Ve ne demişti Efendimiz(sav); “Bir Müslüman, din kardeşi için gıyabında dua ederse, mutlaka melek ona, aynısı sana da verilsin, diye dua eder.” Hayır dua almanın ne kadar önemli olduğunu bir de Hz. Ömer(ra)’tan dinleyelim: “Resulullah(sav) umreye gitmem için bana izin verdi ve: “Bizi duadan unutma, sevgili kardeşim!” buyurdu. Bu sözüne karşılık bana dünyayı verseler, bu kadar sevinmezdim.”
Hele mazlumun duasını, hele de Gazze’linin duasını alamayanlar, ya aradıkları Ömer’leri bırakın bulmayı, eldekilerini de kaybetmişlerse?

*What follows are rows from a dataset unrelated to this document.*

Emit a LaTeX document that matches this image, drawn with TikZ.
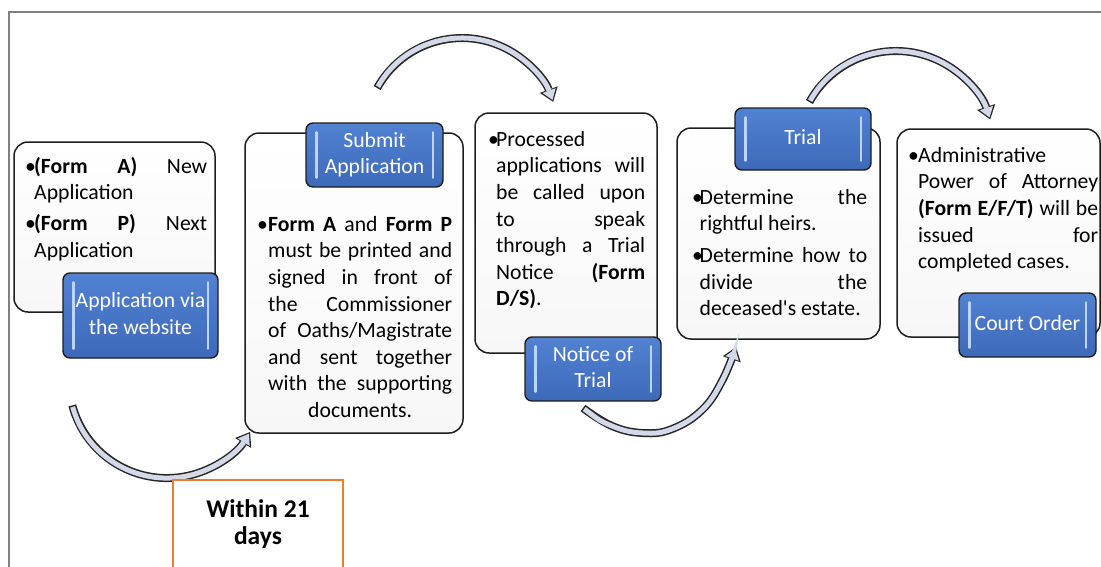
\documentclass[tikz,border=0pt]{standalone}
\usepackage{fontspec}
\setmainfont{Carlito}
\usetikzlibrary{arrows.meta,calc}
\definecolor{framegray}{HTML}{808080}
\definecolor{boxline}{HTML}{1E1E1E}
\definecolor{boxbot}{HTML}{F7F7F7}
\definecolor{lbltop}{HTML}{5282D3}
\definecolor{lblbot}{HTML}{3D69B8}
\definecolor{bevelc}{HTML}{BCD5F5}
\definecolor{arrfill}{HTML}{D3D9E8}
\definecolor{arrline}{HTML}{262626}
\definecolor{orangec}{HTML}{ED7D31}
\newcommand\tline[1]{\hbox to \hsize{\strut #1}}
\newcommand\tblock[2]{\vtop{\hsize=#1pt\relax #2}}
\newcommand\bulx[1]{\hbox to #1pt{•\hss}}
\newcommand\indx[1]{\hskip #1pt\relax}
\newcommand\bevels[1]{%
  \draw[bevel] ($(#1.north west)+(11,10)$) -- ($(#1.south west)+(11,-10)$);
  \draw[bevel] ($(#1.north east)+(-11,10)$) -- ($(#1.south east)+(-11,-10)$);}
\newcommand\blockarrow[1]{\draw[arrout] #1; \draw[arrin] #1;}
\begin{document}
\begin{tikzpicture}[x=1pt,y=-1pt,
  frame/.style={draw=framegray, line width=1.3pt},
  box/.style={draw=boxline, line width=1.5pt, rounded corners=14pt, top color=white, bottom color=boxbot, inner sep=0pt},
  lbl/.style={draw=boxline, line width=1.4pt, rounded corners=7pt, top color=lbltop, bottom color=lblbot, text=white, align=center, inner sep=0pt, font=\fontsize{21.7}{26.6}\selectfont},
  bevel/.style={draw=bevelc, line width=2.4pt, line cap=round},
  txt/.style={anchor=north west, inner sep=0pt, text=black, font=\fontsize{21.7}{26.6}\selectfont},
  arrout/.style={draw=arrline, line width=8pt, -{Triangle[length=13pt,width=19pt,line width=0pt]}},
  arrin/.style={draw=arrfill, line width=5pt, shorten >=2pt, shorten <=1.5pt, -{Triangle[length=10pt,width=14pt,line width=0pt]}},
  orangebox/.style={draw=orangec, line width=2pt, fill=white, inner sep=0pt, align=center, font=\bfseries\fontsize{25.5}{27}\selectfont}]
\useasboundingbox (0,0) rectangle (1101,566);
\clip (0,0) rectangle (1101,566);
% frame
\draw[frame] (9,570) -- (9,12) -- (1105,12);
% white boxes
\node[box, minimum width=201pt, minimum height=170pt] (b1) at (114.5,227) {};
\node[box, minimum width=218pt, minimum height=300pt] (b2) at (354,283) {};
\node[box, minimum width=182pt, minimum height=240pt] (b3) at (566,233) {};
\node[box, minimum width=203pt, minimum height=211pt] (b4) at (778.5,233.5) {};
\node[box, minimum width=203pt, minimum height=208pt] (b5) at (998.5,233) {};
% labels
\node[lbl, minimum width=155pt, minimum height=85pt] (l1) at (140.5,315.5) {\strut Application via\\\strut the website};
\node[lbl, minimum width=137pt, minimum height=64pt] (l2) at (374.5,155) {\strut Submit\\\strut Application};
\node[lbl, minimum width=136pt, minimum height=64pt] (l3) at (593,369) {\strut Notice of\\\strut Trial};
\node[lbl, minimum width=136pt, minimum height=62pt] (l4) at (803,139) {\strut Trial};
\node[lbl, minimum width=137pt, minimum height=64pt] (l5) at (1027.5,325) {\strut Court Order};
\bevels{l1}\bevels{l2}\bevels{l3}\bevels{l4}\bevels{l5}
% texts
\node[txt] (t1) at (25,154.4) {\tblock{182}{%
\tline{\bulx{9}\textbf{(Form}\hfill\textbf{A)}\hfill New}%
\tline{\indx{9}Application\hfill}%
\vskip4.5pt
\tline{\bulx{9}\textbf{(Form}\hfill\textbf{P)}\hfill Next}%
\tline{\indx{9}Application\hfill}}};
\node[txt] (t2) at (257,212.4) {\tblock{195}{%
\tline{\bulx{11}\textbf{Form}\hfill\textbf{A}\hfill and\hfill\textbf{Form}\hfill\textbf{P}}%
\tline{\indx{11}must\hfill be\hfill printed\hfill and}%
\tline{\indx{11}signed\hfill in\hfill front\hfill of}%
\tline{\indx{11}the\hfill Commissioner}%
\tline{\indx{11}of\hfill Oaths/Magistrate}%
\tline{\indx{11}and\hfill sent\hfill together}%
\tline{\indx{11}with\hfill the\hfill supporting}%
\tline{\indx{11}\hfill documents.\hfill}}};
\node[txt] (t3) at (488,127.4) {\tblock{157}{%
\tline{\bulx{8}Processed\hfill}%
\tline{\indx{8}applications\hfill will}%
\tline{\indx{8}be\hfill called\hfill upon}%
\tline{\indx{8}to\hfill speak}%
\tline{\indx{8}through\hfill a\hfill Trial}%
\tline{\indx{8}Notice\hfill\textbf{(Form}}%
\tline{\indx{8}\textbf{D/S)}.\hfill}}};
\node[txt] (t4) at (692,185.4) {\tblock{175}{%
\tline{\bulx{7.5}Determine\hfill the}%
\tline{\indx{7.5}rightful heirs.\hfill}%
\vskip5pt
\tline{\bulx{7.5}Determine\hfill how\hfill to}%
\tline{\indx{7.5}divide\hfill the}%
\tline{\indx{7.5}deceased\textquotesingle s estate.\hfill}}};
\node[txt] (t5) at (908,143.4) {\tblock{190}{%
\tline{\bulx{10}Administrative\hfill}%
\tline{\indx{10}Power\hfill of\hfill Attorney}%
\tline{\indx{10}\textbf{(Form}\hfill\textbf{E/F/T)}\hfill will\hfill be}%
\tline{\indx{10}issued\hfill for}%
\tline{\indx{10}completed cases.\hfill}}};
% curved block arrows
\coordinate (a1s) at (72.3,405.4);
\coordinate (a2s) at (377.2,88.0);
\coordinate (a3s) at (583,408);
\coordinate (a4s) at (809.4,102);
\blockarrow{(a1s) arc[start angle=165, end angle=32, radius=98]}
\blockarrow{(a2s) arc[start angle=209, end angle=340, radius=97]}
\blockarrow{plot[smooth, tension=0.7] coordinates {(a3s) (612,426) (643,433) (672,429) (702,410) (722,381) (736,347)}}
\blockarrow{(a4s) arc[start angle=209, end angle=342, radius=99]}
% orange box
\node[orangebox, minimum width=170pt, minimum height=92pt] (ob) at (258,526) {\strut Within 21\\\strut days};
\end{tikzpicture}
\end{document}
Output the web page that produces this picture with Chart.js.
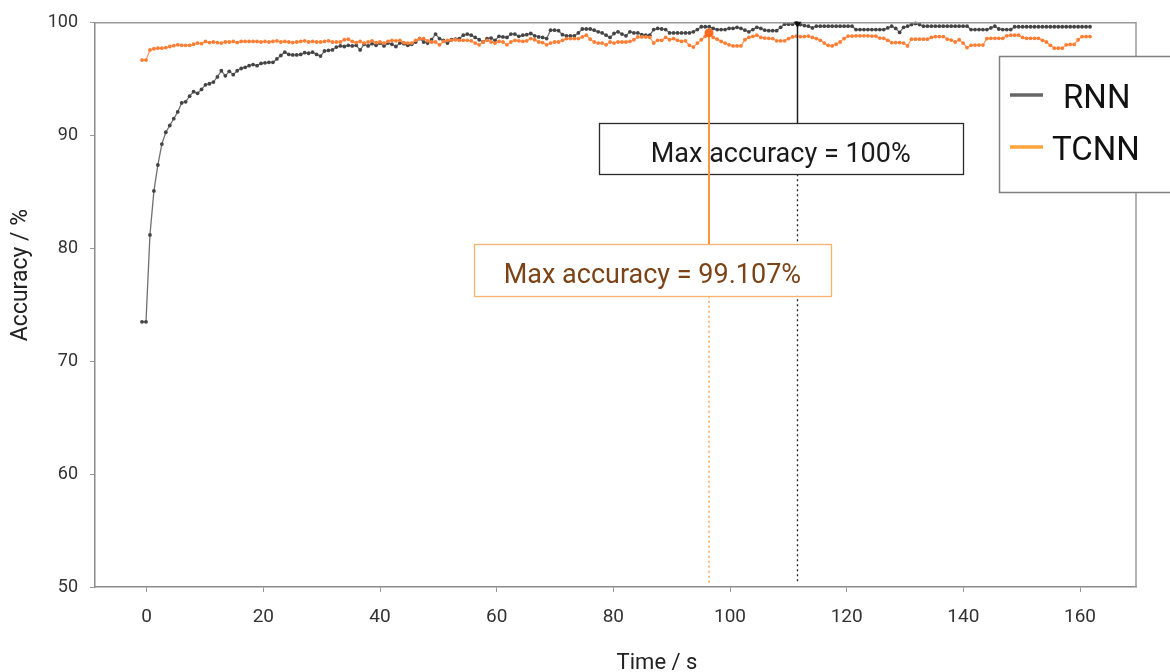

Coğrafya kaderdir eyvallah da sürekli tekrarlanan yanlışlar kaderden öte kederdir.
Olanlar oldu.
Yuvarlanan taşı durduracak olan ancak Nimel Vekil’dir.
Şimdi bol bol Yunus aleyhisselamın tesbihine ihtiyaç var.
Artık Mevlâ, küffarın şamatasından memleketi muhafaza eylesin.